## Task brief
Only the lines from the one containing "Convert this diagram to TikZ code." through the one containing "-- (568,144) -- (578,144)" should be output, both ends included and exactly as they appear, minus any pictures.

** start of Extracted data **

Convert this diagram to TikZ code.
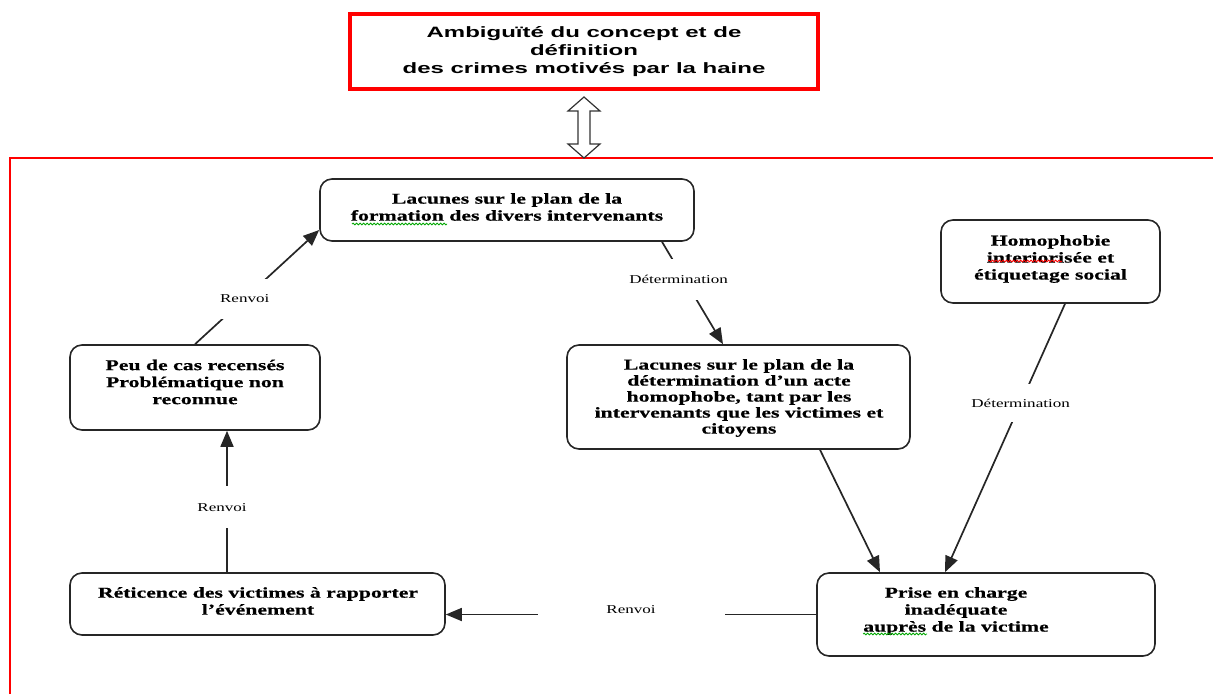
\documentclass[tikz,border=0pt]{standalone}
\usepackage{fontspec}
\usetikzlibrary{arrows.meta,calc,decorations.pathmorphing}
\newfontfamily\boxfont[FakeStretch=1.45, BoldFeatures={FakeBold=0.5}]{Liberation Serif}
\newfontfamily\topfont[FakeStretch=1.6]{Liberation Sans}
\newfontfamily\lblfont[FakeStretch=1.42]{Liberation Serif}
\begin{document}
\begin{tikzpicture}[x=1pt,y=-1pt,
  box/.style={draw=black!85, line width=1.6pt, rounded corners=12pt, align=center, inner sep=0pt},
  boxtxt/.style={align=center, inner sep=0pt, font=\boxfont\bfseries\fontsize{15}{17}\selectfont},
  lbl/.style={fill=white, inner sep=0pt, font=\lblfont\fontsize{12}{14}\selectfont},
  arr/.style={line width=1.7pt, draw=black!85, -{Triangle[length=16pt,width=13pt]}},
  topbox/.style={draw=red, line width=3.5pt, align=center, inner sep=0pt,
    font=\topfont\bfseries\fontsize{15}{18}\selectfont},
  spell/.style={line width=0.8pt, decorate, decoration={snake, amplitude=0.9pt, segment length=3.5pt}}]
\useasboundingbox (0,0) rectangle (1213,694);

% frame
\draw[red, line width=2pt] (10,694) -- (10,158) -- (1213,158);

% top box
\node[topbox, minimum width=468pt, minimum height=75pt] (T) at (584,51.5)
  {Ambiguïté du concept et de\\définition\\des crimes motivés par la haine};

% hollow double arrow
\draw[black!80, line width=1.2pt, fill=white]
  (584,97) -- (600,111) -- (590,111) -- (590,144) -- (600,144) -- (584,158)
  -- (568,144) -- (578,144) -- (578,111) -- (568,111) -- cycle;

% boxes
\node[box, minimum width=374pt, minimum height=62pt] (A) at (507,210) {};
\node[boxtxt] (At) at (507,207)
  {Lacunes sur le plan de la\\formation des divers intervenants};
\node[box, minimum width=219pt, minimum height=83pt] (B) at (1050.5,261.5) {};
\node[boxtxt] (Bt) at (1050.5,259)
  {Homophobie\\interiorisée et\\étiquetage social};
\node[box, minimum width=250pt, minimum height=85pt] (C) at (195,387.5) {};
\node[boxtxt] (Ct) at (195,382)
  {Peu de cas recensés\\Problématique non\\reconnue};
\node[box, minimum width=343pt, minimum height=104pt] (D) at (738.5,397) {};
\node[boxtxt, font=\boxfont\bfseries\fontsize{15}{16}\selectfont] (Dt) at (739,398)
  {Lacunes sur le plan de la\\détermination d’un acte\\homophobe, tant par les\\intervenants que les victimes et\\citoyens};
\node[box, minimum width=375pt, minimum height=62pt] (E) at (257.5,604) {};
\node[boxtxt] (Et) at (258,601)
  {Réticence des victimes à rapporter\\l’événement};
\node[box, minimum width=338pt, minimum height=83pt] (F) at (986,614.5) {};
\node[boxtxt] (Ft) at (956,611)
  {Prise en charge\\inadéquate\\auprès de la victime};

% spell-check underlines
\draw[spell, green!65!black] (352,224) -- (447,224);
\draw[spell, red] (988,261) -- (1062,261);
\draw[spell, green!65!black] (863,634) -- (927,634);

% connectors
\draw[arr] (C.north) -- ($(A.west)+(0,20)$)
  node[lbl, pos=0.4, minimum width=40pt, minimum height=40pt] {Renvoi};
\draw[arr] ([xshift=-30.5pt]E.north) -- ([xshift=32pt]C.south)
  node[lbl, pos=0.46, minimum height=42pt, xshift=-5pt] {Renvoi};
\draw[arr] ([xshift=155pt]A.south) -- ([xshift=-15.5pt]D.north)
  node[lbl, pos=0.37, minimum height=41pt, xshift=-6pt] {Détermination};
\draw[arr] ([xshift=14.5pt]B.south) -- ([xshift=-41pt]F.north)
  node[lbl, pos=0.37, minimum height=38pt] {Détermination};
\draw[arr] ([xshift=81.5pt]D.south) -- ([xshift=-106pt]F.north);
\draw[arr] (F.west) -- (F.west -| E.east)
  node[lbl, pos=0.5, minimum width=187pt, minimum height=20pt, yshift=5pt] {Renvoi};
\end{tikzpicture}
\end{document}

** end of Extracted data **
** start of Extracted data **

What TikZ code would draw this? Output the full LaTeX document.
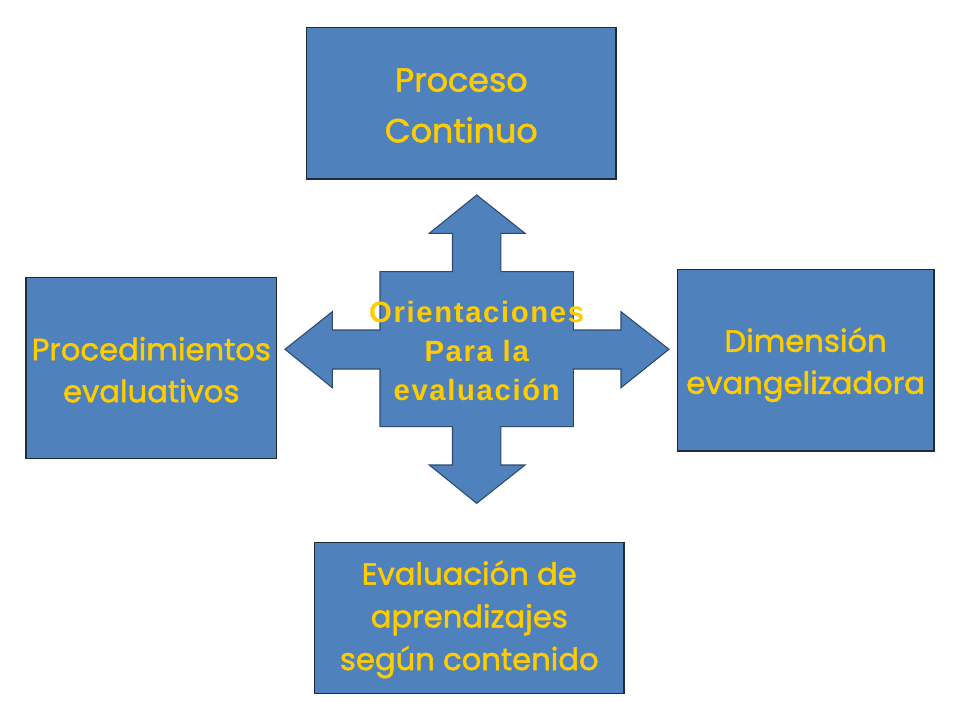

** end of Extracted data **

## Exercise output
Convert this diagram to TikZ code.
\documentclass[tikz,border=0pt]{standalone}
\usepackage{fontspec}
\usetikzlibrary{arrows.meta,calc,decorations.pathmorphing}
\newfontfamily\boxfont[FakeStretch=1.45, BoldFeatures={FakeBold=0.5}]{Liberation Serif}
\newfontfamily\topfont[FakeStretch=1.6]{Liberation Sans}
\newfontfamily\lblfont[FakeStretch=1.42]{Liberation Serif}
\begin{document}
\begin{tikzpicture}[x=1pt,y=-1pt,
  box/.style={draw=black!85, line width=1.6pt, rounded corners=12pt, align=center, inner sep=0pt},
  boxtxt/.style={align=center, inner sep=0pt, font=\boxfont\bfseries\fontsize{15}{17}\selectfont},
  lbl/.style={fill=white, inner sep=0pt, font=\lblfont\fontsize{12}{14}\selectfont},
  arr/.style={line width=1.7pt, draw=black!85, -{Triangle[length=16pt,width=13pt]}},
  topbox/.style={draw=red, line width=3.5pt, align=center, inner sep=0pt,
    font=\topfont\bfseries\fontsize{15}{18}\selectfont},
  spell/.style={line width=0.8pt, decorate, decoration={snake, amplitude=0.9pt, segment length=3.5pt}}]
\useasboundingbox (0,0) rectangle (1213,694);

% frame
\draw[red, line width=2pt] (10,694) -- (10,158) -- (1213,158);

% top box
\node[topbox, minimum width=468pt, minimum height=75pt] (T) at (584,51.5)
  {Ambiguïté du concept et de\\définition\\des crimes motivés par la haine};

% hollow double arrow
\draw[black!80, line width=1.2pt, fill=white]
  (584,97) -- (600,111) -- (590,111) -- (590,144) -- (600,144) -- (584,158)
  -- (568,144) -- (578,144) -- (578,111) -- (568,111) -- cycle;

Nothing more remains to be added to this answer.